Three years ago they traveled the world-Claire Cooper '11 spent her junior year abroad in Morocco, while Anna Khandros '11 studied in Lebanon and spent her spring break traveling through Oman. Two years ago, they were back together, living in the Foster Mods for their senior year.
After graduating, the two returned to their globe-trotting ways, this time reversing roles-Cooper is a Fulbright Scholar teaching English in Oman, while Khandros works for the Peace Corps in Morocco.
"I came to Morocco knowing largely only what Claire had taught me," Khandros said.
"When she received her invitation to go to Oman, everything she knew about Oman came from what I had told her because I had been there on spring break. I told her it was the most beautiful place and she had to go," Khandros said.

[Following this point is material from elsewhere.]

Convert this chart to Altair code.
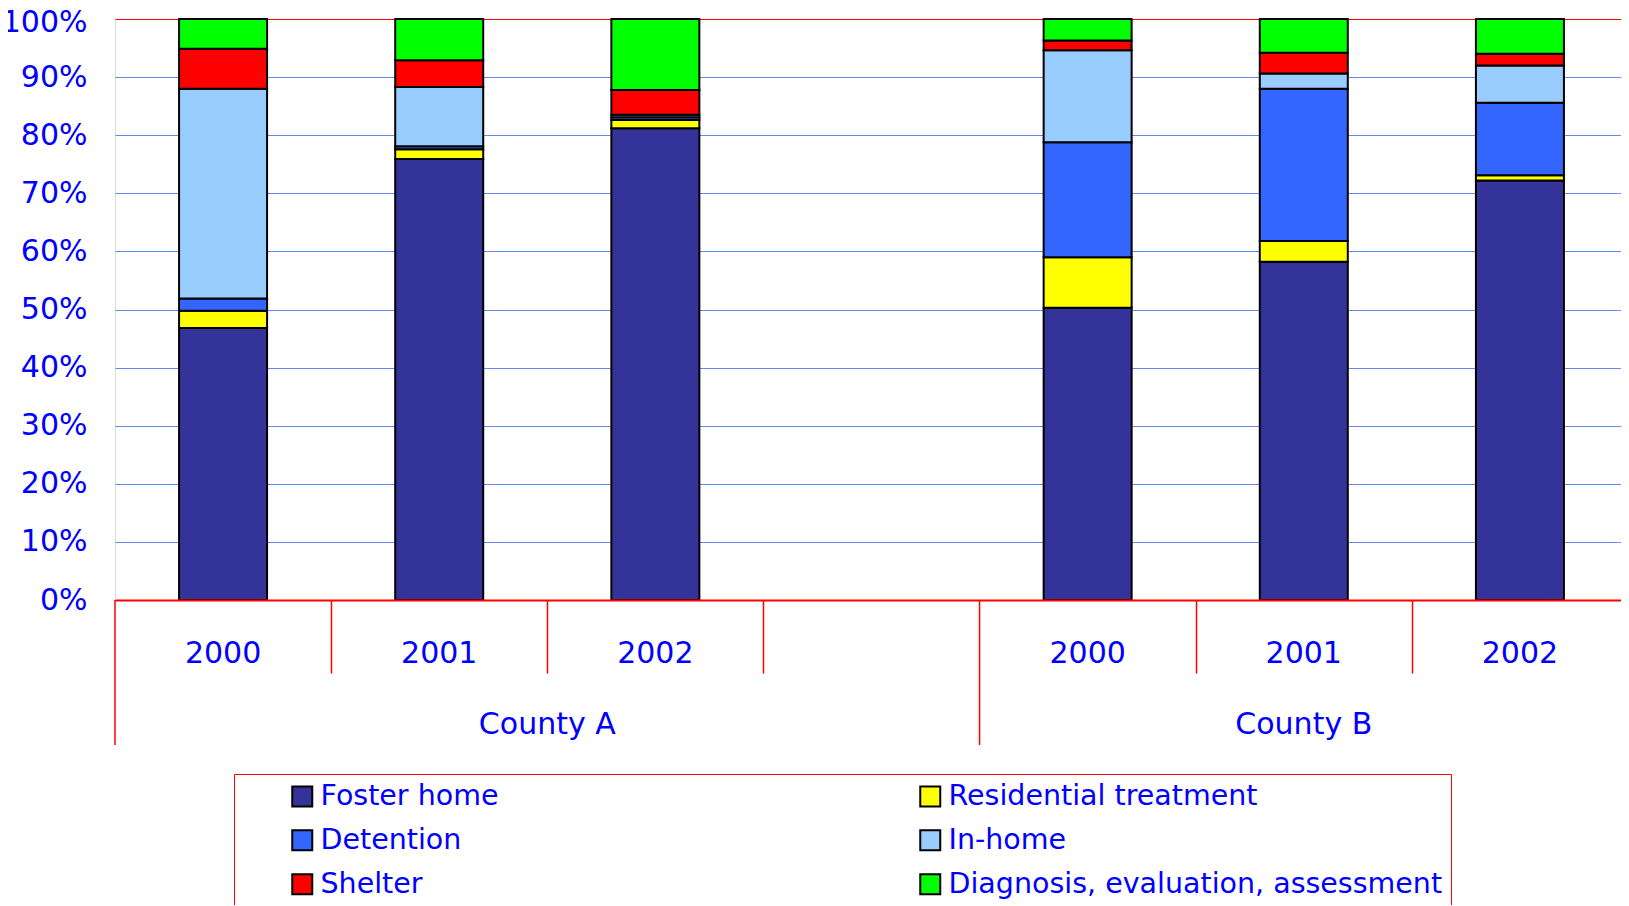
import altair as alt
import pandas as pd

# ---- data (percent shares) ----
categories = ["Foster home", "Residential treatment", "Detention", "In-home",
              "Shelter", "Diagnosis, evaluation, assessment"]
colors = ["#333399", "#FFFF00", "#3366FF", "#99CCFF", "#FF0000", "#00FF00"]
counties = ["County A", "County B"]
years = ["2000", "2001", "2002"]

county_a_2000 = [46.8, 3.0, 2.1, 36.1, 6.9, 5.1]
county_a_2001 = [75.9, 1.7, 0.5, 10.2, 4.6, 7.1]
county_a_2002 = [81.2, 1.4, 0.5, 0.4, 4.3, 12.2]
county_b_2000 = [50.3, 8.7, 19.8, 15.8, 1.7, 3.7]
county_b_2001 = [58.2, 3.6, 26.2, 2.6, 3.6, 5.8]
county_b_2002 = [72.2, 0.9, 12.5, 6.4, 2.0, 6.0]

series = {
    "County A": [county_a_2000, county_a_2001, county_a_2002],
    "County B": [county_b_2000, county_b_2001, county_b_2002],
}

# category slots: each county gets one slot per year, plus an empty slot between counties
rows, year_rows, county_rows, long_bounds, short_bounds = [], [], [], [], []
start = 0
for gi, county in enumerate(counties):
    nslots = len(years) + (1 if gi < len(counties) - 1 else 0)
    long_bounds.append(start)
    for yi, year in enumerate(years):
        slot = start + yi + 0.5
        year_rows.append({"slot": slot, "year": year})
        for ci, cat in enumerate(categories):
            rows.append({"county": county, "year": year, "slot": slot,
                         "category": cat, "idx": ci, "value": series[county][yi][ci]})
    for k in range(1, nslots):
        short_bounds.append(start + k)
    county_rows.append({"center": start + nslots / 2, "county": county})
    start += nslots
long_bounds.append(start)
total_slots = start

df = pd.DataFrame(rows)
ydf = pd.DataFrame(year_rows)
cdf = pd.DataFrame(county_rows)
ldf = pd.DataFrame({"b": long_bounds})

W, H = 1513, 581
FONT = "DejaVu Sans"
BLUE = "#0000FF"

xscale = alt.Scale(domain=[0, total_slots], nice=False, zero=False, padding=0)

bars = alt.Chart(df).mark_bar(size=88, stroke="black", strokeWidth=2).encode(
    x=alt.X("slot:Q", scale=xscale,
            axis=alt.Axis(values=short_bounds, labels=False, title=None, grid=False,
                          tickColor="red", tickSize=73, tickWidth=1.5,
                          domainColor="red", domainWidth=2, zindex=1)),
    y=alt.Y("value:Q", stack="normalize", scale=alt.Scale(domain=[0, 1]),
            axis=alt.Axis(format=".0%", values=[i / 10 for i in range(11)], title=None,
                          domain=False, ticks=False, labelPadding=28,
                          labelFont=FONT, labelFontSize=30, labelColor=BLUE,
                          labelOffset={"condition": {"test": "datum.value >= 1", "value": 3},
                                       "value": 0},
                          gridColor={"condition": {"test": "datum.value >= 1", "value": "red"},
                                     "value": "#6688ee"},
                          gridWidth=1)),
    color=alt.Color("category:N",
                    scale=alt.Scale(domain=categories, range=colors),
                    legend=alt.Legend(orient="none", legendX=119, legendY=755,
                                      direction="horizontal",
                                      title=None, columns=2, gridAlign="all",
                                      columnPadding=55, rowPadding=15,
                                      symbolType="square", symbolSize=400,
                                      symbolStrokeColor="black", symbolStrokeWidth=2,
                                      symbolOffset=46, labelOffset=4,
                                      labelFont=FONT, labelFontSize=28.5, labelColor=BLUE,
                                      labelLimit=900, padding=8, strokeColor="red")),
    order=alt.Order("idx:Q", sort="ascending"),
)

long_rules = alt.Chart(ldf).mark_rule(color="red", strokeWidth=1.5).encode(
    x=alt.X("b:Q", scale=xscale),
    y=alt.value(H),
    y2=alt.value(H + 145),
)

year_text = alt.Chart(ydf).mark_text(font=FONT, fontSize=30, color=BLUE,
                                     baseline="alphabetic", align="center").encode(
    x=alt.X("slot:Q", scale=xscale),
    y=alt.value(H + 63),
    text="year:N",
)

county_text = alt.Chart(cdf).mark_text(font=FONT, fontSize=30, color=BLUE,
                                       baseline="alphabetic", align="center").encode(
    x=alt.X("center:Q", scale=xscale),
    y=alt.value(H + 134),
    text="county:N",
)

chart = alt.layer(bars, long_rules, year_text, county_text).properties(
    width=W, height=H,
    padding={"left": 107, "top": 11, "right": -7, "bottom": 305},
    autosize="none",
).configure_view(stroke="red", strokeWidth=2).configure(background="white")

chart.save("out.html", embed_options={"renderer": "svg", "actions": False})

Khandros is now eight months into the 27-month program, and Cooper fell in love with Oman and chose to stay for a second year. The two friends have come a long way from their days living together in Mod 10.
Khandros' journey got off to a rough start-the day after graduating, she found out that her departure date had been pushed back from September 2011 to early 2012.
Morocco had always been her first choice, but budget cuts meant that she was changed to an assignment in Kazakhstan.
"It was definitely hard," Khandros said. "They tell you not to quit your job because you never know what will happen, but it was ... definitely hard finding out that I wouldn't be doing what I wanted to be doing. It made me question my reasons for wanting to go in the first place."
Khandros stuck with it, and her patience was soon rewarded-the Peace Corps chose to begin phasing volunteers out of Kazakhstan, and Khandros was reassigned to Morocco.
Khandros, who majored in Politics, joined nearly 120 other volunteers in the capital city of Rabat in March for training and arrived at her final site, Bou Anane, in May.
Khandros, a Brooklyn, N.Y. native now finds herself three hours from the nearest city, six hours from the nearest supermarket and more than an hour away from the nearest Peace Corps volunteer.
"The region is one of the poorest, so the volunteers are more spread out," she explained.
Working through associations and local community centers, Khandros has set up several after-school workshops for local youth.
She teaches everything from aerobics to clubs centered on health and the environment, but she says her focus has been on leadership and employability for the young adults.
"Right now there are clubs seven days a week, and it's way harder than I thought it would be," Khandros said.
"Two years ago we used to both go out at night, and now I spend it teaching and reading," Khandros said.
Cooper had an easier go of it, leaving for Oman as planned in September 2011. Cooper, who majored in Islamic and Middle Eastern Studies, spent 10 months teaching English at Caledonian College of Engineering in Muscat and fell in love with the country.
"It's such a peaceful place," she explained. "Everyone is extremely kind and helpful. It's absolutely gorgeous."
Cooper loved her time there so much that she decided to spend another year on the Arabian Peninsula.
After completing her program and returning home for the summer, Cooper took a job as a programming coordinator at the Center for International Learning in Muscat.
Cooper does a variety of jobs for the CIL, including planning trips and guest lectures for study abroad students.
Cooper is in Oman at a unique time-with the Arab Spring and social unrest spreading across the Middle East, the atmosphere in the country can be nerve-wracking at times.
"There's a lot of tension in this society," she said. "People are trying to figure out how much of globalization they want to accept and how they should maintain their cultural identity."
Cooper said that it is an exciting time to be there because "Oman is a really unique development story. It was underdeveloped for a long time, but the Sultan took over in 1970 and changed it all."
Both Khandros and Cooper credited their time at Brandeis with helping to prepare them for their journeys.
"I got a very strong academic understanding of the Middle East and Islamic influences," Cooper said. "My life experience here [in Oman,] I can experience it through the lens of these academic concepts that I learned at Brandeis. We always talk about the 'Brandeis bubble,' but I learned to talk to people with a wide range of geographic and socioeconomic backgrounds, and with a wide range of ideas."
Khandros agreed, adding that talks with Cooper helped her realize that she wanted to travel after graduating.
"I used to crawl into Claire's bed and we would talk every Saturday and Sunday morning," she said. "We always had a lot of similar goals and interests. We didn't know what we wanted to do with our lives, but we both wanted to explore the world."
Having not seen each other in nearly a year, Khandros and Cooper decided to meet up over winter break.
The duo will fly to Thailand in a few weeks along with Helen Shapiro '11, who also lived in their Mod and now lives in Cambridge, Mass.
They will spend several weeks traveling the Southeast Asian country, and plan to spend New Year's Eve together.
"It'll be a Mod 10 reunion," Khandros said. "I keep wondering if this is what our lives will be like-meeting up with each other in different places all over the world."